◆ THE PROBLEM ◆
All of the material below is to be restated word for word, apart from the pictures.

◆ SOURCE DATA ◆

┌────────

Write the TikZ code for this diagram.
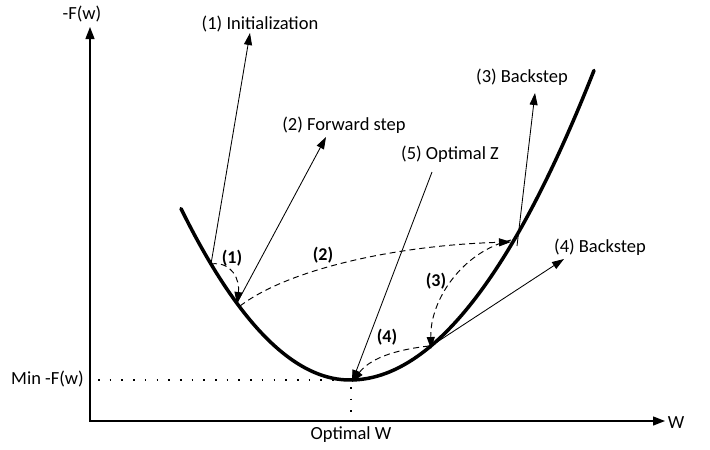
\documentclass[tikz,border=0pt]{standalone}
\usepackage{fontspec}
\setmainfont{Carlito}
\usetikzlibrary{arrows.meta}
\begin{document}
\begin{tikzpicture}[x=1pt,y=-1pt,
  axis/.style={line width=1.3pt,-{Triangle[length=12pt,width=9pt]}},
  curvel/.style={line width=3.5pt,line cap=round},
  thinarrow/.style={line width=0.85pt,-{Triangle[length=12pt,width=8pt]}},
  dasharrow/.style={line width=0.95pt,dash pattern=on 6pt off 4pt,-{Triangle[length=12pt,width=8pt]}},
  dotline/.style={line width=1.6pt,dash pattern=on 1.6pt off 10.1pt},
  lbl/.style={font=\fontsize{18.5}{22}\selectfont,inner sep=0pt},
  blbl/.style={font=\fontsize{18}{22}\selectfont\bfseries,inner sep=0pt}]
\useasboundingbox (0,0) rectangle (710,450);
% axes
\coordinate (O) at (90,421);
\coordinate (ytop) at (90,27);
\coordinate (xend) at (665,421);
\draw[axis] (O) -- (ytop);
\draw[axis] ([xshift=-0.65pt]O) -- (xend);
\node[lbl] (ylab) at (82,14) {-F(w)};
\node[lbl] (xlab) at (676,423) {W};
% curve
\draw[curvel] plot[domain=181:594,samples=120] (\x,{380-(\x<350 ? 0.6 : 0.52)*((\x-350)/10)^2});
% points on curve
\coordinate (P1) at (211,264);
\coordinate (P2) at (237,303);
\coordinate (P3) at (513,242);
\coordinate (P4) at (431,346);
\coordinate (Pm) at (351,379);
% dotted guides
\coordinate (minL) at (98,380);
\coordinate (minR) at (340,380);
\coordinate (optT) at (351,387);
\coordinate (optB) at (351,418);
\draw[dotline] (minL) -- (minR);
\draw[dotline] (optT) -- (optB);
\node[lbl,anchor=east] (minlab) at (84,379) {Min -F(w)};
\node[lbl] (optw) at (351,435) {Optimal W};
% labels
\node[lbl] (L1) at (260,24) {(1) Initialization};
\node[lbl] (L2) at (344,125) {(2) Forward step};
\node[lbl] (L3) at (522,77) {(3) Backstep};
\node[lbl] (L4) at (600,247) {(4) Backstep};
\node[lbl] (L5) at (450,154) {(5) Optimal Z};
% arrow tips near labels
\coordinate (T1) at (250,33);
\coordinate (T2) at (326,137);
\coordinate (T3) at (535,93);
\coordinate (T4) at (564,259);
\coordinate (S5) at (432,172);
\draw[thinarrow] (P1) -- (T1);
\draw[thinarrow] (P2) -- (T2);
\draw[thinarrow] ([xshift=4pt,yshift=-4pt]P3) -- (T3);
\draw[thinarrow] (P4) -- (T4);
\draw[thinarrow] (S5) -- ([xshift=1pt,yshift=-3pt]Pm);
% dashed steps
\draw[dasharrow] (P1) .. controls (232,261) and (240,280) .. ([yshift=-1pt]P2);
\draw[dasharrow] ([xshift=3pt,yshift=-3pt]P2) .. controls (290,268) and (400,245) .. ([xshift=-2pt]P3);
\draw[dasharrow] ([xshift=-2pt,yshift=2pt]P3) .. controls (462,252) and (430,300) .. ([yshift=-3pt]P4);
\draw[dasharrow] ([xshift=-2pt]P4) .. controls (402,349) and (372,356) .. ([xshift=1pt,yshift=-3pt]Pm);
\node[blbl] (B1) at (232,258) {(1)};
\node[blbl] (B2) at (323,255) {(2)};
\node[blbl] (B3) at (436,281) {(3)};
\node[blbl] (B4) at (387,337) {(4)};
\end{tikzpicture}
\end{document}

└────────

◆ SOLUTION TO THE EXERCISE ◆
Write the TikZ code for this diagram.
\documentclass[tikz,border=0pt]{standalone}
\usepackage{fontspec}
\setmainfont{Carlito}
\usetikzlibrary{arrows.meta}
\begin{document}
\begin{tikzpicture}[x=1pt,y=-1pt,
  axis/.style={line width=1.3pt,-{Triangle[length=12pt,width=9pt]}},
  curvel/.style={line width=3.5pt,line cap=round},
  thinarrow/.style={line width=0.85pt,-{Triangle[length=12pt,width=8pt]}},
  dasharrow/.style={line width=0.95pt,dash pattern=on 6pt off 4pt,-{Triangle[length=12pt,width=8pt]}},
  dotline/.style={line width=1.6pt,dash pattern=on 1.6pt off 10.1pt},
  lbl/.style={font=\fontsize{18.5}{22}\selectfont,inner sep=0pt},
  blbl/.style={font=\fontsize{18}{22}\selectfont\bfseries,inner sep=0pt}]
\useasboundingbox (0,0) rectangle (710,450);
% axes
\coordinate (O) at (90,421);
\coordinate (ytop) at (90,27);
\coordinate (xend) at (665,421);
\draw[axis] (O) -- (ytop);
\draw[axis] ([xshift=-0.65pt]O) -- (xend);
\node[lbl] (ylab) at (82,14) {-F(w)};
\node[lbl] (xlab) at (676,423) {W};
% curve
\draw[curvel] plot[domain=181:594,samples=120] (\x,{380-(\x<350 ? 0.6 : 0.52)*((\x-350)/10)^2});
% points on curve
\coordinate (P1) at (211,264);
\coordinate (P2) at (237,303);
\coordinate (P3) at (513,242);
\coordinate (P4) at (431,346);
\coordinate (Pm) at (351,379);
% dotted guides
\coordinate (minL) at (98,380);
\coordinate (minR) at (340,380);
\coordinate (optT) at (351,387);
\coordinate (optB) at (351,418);
\draw[dotline] (minL) -- (minR);
\draw[dotline] (optT) -- (optB);
\node[lbl,anchor=east] (minlab) at (84,379) {Min -F(w)};
\node[lbl] (optw) at (351,435) {Optimal W};
% labels
\node[lbl] (L1) at (260,24) {(1) Initialization};
\node[lbl] (L2) at (344,125) {(2) Forward step};
\node[lbl] (L3) at (522,77) {(3) Backstep};
\node[lbl] (L4) at (600,247) {(4) Backstep};
\node[lbl] (L5) at (450,154) {(5) Optimal Z};
% arrow tips near labels
\coordinate (T1) at (250,33);
\coordinate (T2) at (326,137);
\coordinate (T3) at (535,93);
\coordinate (T4) at (564,259);
\coordinate (S5) at (432,172);
\draw[thinarrow] (P1) -- (T1);
\draw[thinarrow] (P2) -- (T2);
\draw[thinarrow] ([xshift=4pt,yshift=-4pt]P3) -- (T3);
\draw[thinarrow] (P4) -- (T4);
\draw[thinarrow] (S5) -- ([xshift=1pt,yshift=-3pt]Pm);
% dashed steps
\draw[dasharrow] (P1) .. controls (232,261) and (240,280) .. ([yshift=-1pt]P2);
\draw[dasharrow] ([xshift=3pt,yshift=-3pt]P2) .. controls (290,268) and (400,245) .. ([xshift=-2pt]P3);
\draw[dasharrow] ([xshift=-2pt,yshift=2pt]P3) .. controls (462,252) and (430,300) .. ([yshift=-3pt]P4);
\draw[dasharrow] ([xshift=-2pt]P4) .. controls (402,349) and (372,356) .. ([xshift=1pt,yshift=-3pt]Pm);
\node[blbl] (B1) at (232,258) {(1)};
\node[blbl] (B2) at (323,255) {(2)};
\node[blbl] (B3) at (436,281) {(3)};
\node[blbl] (B4) at (387,337) {(4)};
\end{tikzpicture}
\end{document}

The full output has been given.